Muito se tem discutido sobre o Conteúdo Local na cadeia de valor da exploração de gás, enquanto a indústria mineira (carvão, grafite, ouro e pedras preciosas) permanece menos analisada. Afinal, que desafios enfrenta e como pode ser mais bem aproveitada?
Em Moçambique, o progresso do Conteúdo Local no sector extractivo enfrenta desafios complexos, apesar do seu contributo potencial para o crescimento económico. Enquanto o gás natural tem atraído significativa atenção e investimentos, outras áreas da indústria extractiva, como a mineração, têm sido relegadas para segundo plano. As dificuldades incluem a frágil capacidade produtiva local, a escassez de profissionais qualificados e a inexistência de políticas específicas que estimulem a inclusão de empresas e fornecedores moçambicanos na cadeia de valor. Estas lacunas limitam as oportunidades de emprego e o crescimento da economia local.
Falta de Recursos e Infra-estruturas
A E&M ouviu o presidente da Câmara de Minas de Moçambique (CMM), Geert Klock, que contextualizou os desafios do sector mineiro. “Em primeiro lugar, a indústria mineira em Moçambique é jovem, com menos de 20 anos, e está ainda em crescimento. Progressivamente, está a substituir importações por compras locais, à medida que estas se tornam disponíveis”, afirmou. “É importante notar que muitas empresas mineiras estão em áreas rurais, onde a actividade comercial ou industrial é praticamente inexistente e faltam recursos básicos, incluindo capacidade técnica, para operar minas de grande escala”, acrescentou Geert Klock, sublinhando o grande potencial por explorar.
Para agravar a situação, segundo o mesmo, a actividade empresarial no país é maioritariamente informal, comprometendo a competitividade do sector privado. “Muitas Pequenas e Médias Empresas (PME) precisam de se formalizar para integrarem a cadeia de valor das multinacionais mineiras. A maioria das empresas com experiência em transações com este sector faz operações informais, sem registo, sem pagamento de impostos nem emissão de facturas, o que dificulta o acesso ao mercado mineiro”, explicou.
Dificuldades de Acesso ao Crédito
Outro obstáculo amplamente reconhecido é o custo elevado do crédito no País, que impede muitas PME de fornecer produtos e serviços adequados às multinacionais. “É comum que estas empresas não tenham stock do que vendem. Apenas após receberem a encomenda e o pagamento é que buscam o produto fora do País, comprometendo os prazos e a competitividade. Além disso, o custo elevado de empréstimos internos limita gravemente a capacidade de investimento e expansão”, lamentou Geert Klock.

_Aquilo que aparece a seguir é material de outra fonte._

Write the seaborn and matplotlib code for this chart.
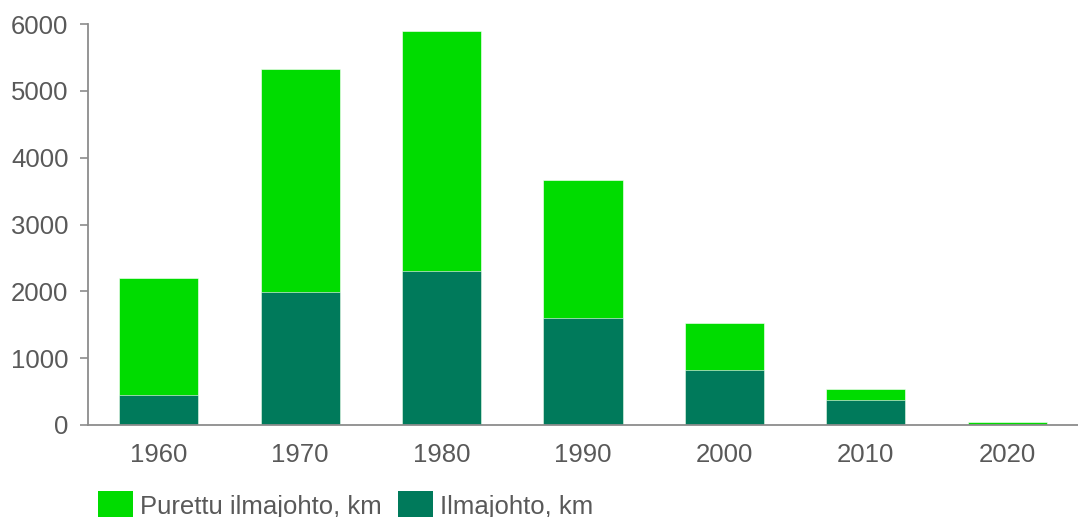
import matplotlib
matplotlib.use("Agg")
import matplotlib.pyplot as plt
import seaborn as sns
import pandas as pd
from matplotlib.patches import Patch

# Decades and line lengths (km)
vuosikymmen = ["1960", "1970", "1980", "1990", "2000", "2010", "2020"]
ilmajohto = [450, 1990, 2300, 1600, 820, 370, 5]
purettu = [1750, 3330, 3600, 2070, 710, 170, 40]

vaalea = "#00DC00"
tumma = "#007A5B"
teksti = "#595959"
akseli = "#8C8C8C"

sns.set_theme(style="white")
plt.rcParams["font.family"] = ["Liberation Sans", "DejaVu Sans"]

df = pd.DataFrame({
    "vuosi": vuosikymmen,
    "ilmajohto": ilmajohto,
    "yhteensa": [a + b for a, b in zip(ilmajohto, purettu)],
})

fig = plt.figure(figsize=(10.78, 5.17), dpi=100)
ax = fig.add_axes([88 / 1078, 1 - 425 / 517, (1078 - 88) / 1078, (425 - 24) / 517])

# Stacked bars: total (removed + remaining) behind, remaining on top
sns.barplot(data=df, x="vuosi", y="yhteensa", color=vaalea, saturation=1,
            width=0.56, ax=ax, edgecolor="white", linewidth=0.4)
sns.barplot(data=df, x="vuosi", y="ilmajohto", color=tumma, saturation=1,
            width=0.56, ax=ax, edgecolor="white", linewidth=0.4)

ax.set_xlim(-0.5, 6.5)
ax.set_ylim(0, 6000)
ax.set_yticks(range(0, 6001, 1000))
ax.set_xlabel("")
ax.set_ylabel("")

for side in ["top", "right"]:
    ax.spines[side].set_visible(False)
for side in ["left", "bottom"]:
    ax.spines[side].set_color(akseli)
    ax.spines[side].set_linewidth(1.3)

ax.tick_params(axis="y", which="major", direction="out", length=6, width=1.2,
               color=akseli, labelsize=18.5, labelcolor=teksti, pad=8, left=True)
ax.tick_params(axis="x", which="major", length=0, labelsize=18.5,
               labelcolor=teksti, pad=13)

handles = [Patch(facecolor=vaalea, edgecolor="none", label="Purettu ilmajohto, km"),
           Patch(facecolor=tumma, edgecolor="none", label="Ilmajohto, km")]
fig.legend(handles=handles, loc="upper left", bbox_to_anchor=(83 / 1078, 1 - 476 / 517),
           ncol=2, frameon=False, fontsize=18.5, labelcolor=teksti,
           handlelength=1.36, handleheight=1.3, handletextpad=0.27, columnspacing=0.62,
           borderaxespad=0.2)

fig.savefig("out.png", dpi=100)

Perspectiva das Mineradoras
A E&M também recolheu testemunhos de mineradoras sobre a sua experiência com fornecedores locais. No caso da canadiana Fura Gems, que explora rubis em Montepuez, Cabo Delgado, cerca de 75% das aquisições são feitas localmente. “Apenas importamos peças sobresselentes e componentes indisponíveis no mercado interno. Temos cerca de 600 trabalhadores e, contando com empreiteiros, atingimos os mil”, afirmou Chandra Shekhar Singh, representante da empresa.
Singh reconheceu, contudo, que é necessário contratar profissionais estrangeiros devido à falta de especialistas locais. “Gostaríamos de recrutar mais moçambicanos qualificados, mas não encontramos, o que nos obriga a trazer mão-de-obra da África do Sul, Zimbabué e Índia. É uma solução dispendiosa, mas inevitável. Para mitigar esta situação, assinámos recentemente um acordo com um instituto de formação, prevendo um investimento de um milhão de dólares nos próximos cinco anos”, explicou.
Por outro lado, a Montepuez Ruby Mining, que também opera em Cabo Delgado, tem cerca de mil empresas nacionais registadas na sua base de dados. “As PME locais representam cerca de 30% do nosso caderno de encargos, fornecendo materiais industriais, construção civil, equipamento de protecção individual, componentes electrónicos e de TI, além de serviços de manutenção e segurança”, revelou a empresa.
Sobre os planos futuros, a Montepuez Ruby Mining garantiu: “Manteremos o nosso compromisso de incluir fornecedores nacionais. Pretendemos aumentar a contratação de trabalhadores locais em cerca de 300 para apoiar a expansão da planta de processamento, que triplicará a capacidade actual de 200 para 600 toneladas por hora”.
Uma Iniciativa Promissora
Geert Klock destacou soluções diferenciadas para desafios distintos. “A indústria mineira em Moçambique abrange desde grandes empresas, como a Vulcan e a Kenmare, até mineradoras de menor escala. Em Cabo Delgado, a iniciativa MozaUp oferece formações sobre gestão financeira, procurement, enquadramento fiscal e conformidade legal, ajudando as PME a tornarem-se fornecedores mais competitivos”, referiu Klock.